最近の彼の研究は、干渉主義の問題を都市計画のレベルへ応用することであり、都市の自生的性格と人々の信頼形成の関係に関心を移している。「都市における干渉主義」というのが、彼の目下のテーマである。そもそも都市は計画的に整備されるものであるが、それが人々の豊かな自生的ネットワークを生み出すのはいかにして可能なのだろうか。都市計画はいかなる意味で非干渉主義的でありうるのだろうか。こうした問題について、私は彼とたびたび議論している。

 イケダ氏とは一度、彼の著書に関して徹底的に論じたことがある。議論は多岐にわたったが、主要なトピックは次の点にある。氏は、自生的市場の理念を純粋に受けとるために、市場経済を安定化させようとするいかなる政府の政策も、すべて意図せざる不均衡化過程をもたらすと考える。最小国家を成立させるための最低限の課税政策でさえ、市場を不安定化させる要因になりうるというわけだ。こうした考察の結果、氏は最小国家以前のアナーキーな市場経済なるものに社会の自生的安定性の源泉を見いだすのであるが、果たしてそのような安定性の理念は、どこまで有効なのだろうか。なるほど氏の理論は、干渉国家と最小国家の区分を安定性の観点から無効にするところに認識利得がある。しかしこの洞察は、市場の自生的安定性が、国家の規模よりもむしろ、文化的・社会的諸条件に依存することを示唆しているように見える。だとすれば、市場の自生的安定性は、他のシステムから区別された純粋な市場なるものに実体的な源泉をもつのではなく、むしろ、たえざる社会的プロセスのなかで「自生化」されることによってのみ、与えられるだろう。市場を自生化する機能や条件は、さまざまな観点から考えなければならない。私はこのような着想から、現在、経済なるものの実践哲学的把握という原理的な研究を、「洗練された自生化主義」というビジョンへ発展させようと構想している。

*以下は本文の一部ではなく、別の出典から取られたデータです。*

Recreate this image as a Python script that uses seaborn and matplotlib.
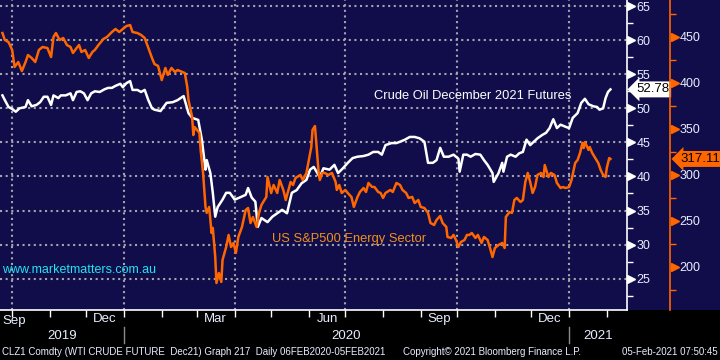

 こうして私の研究は、新たな対話のなかで形をなしはじめた。およそ哲学的な思索が空回りしないためには、自説をもって立つ魅力的な論者たちとのあいだに、論争的な関係をもつことが望ましい。そう思いながら私は、新しい創造の契機を期待しつつ、遅々として進まない理論的考察に日々取り組んでいる。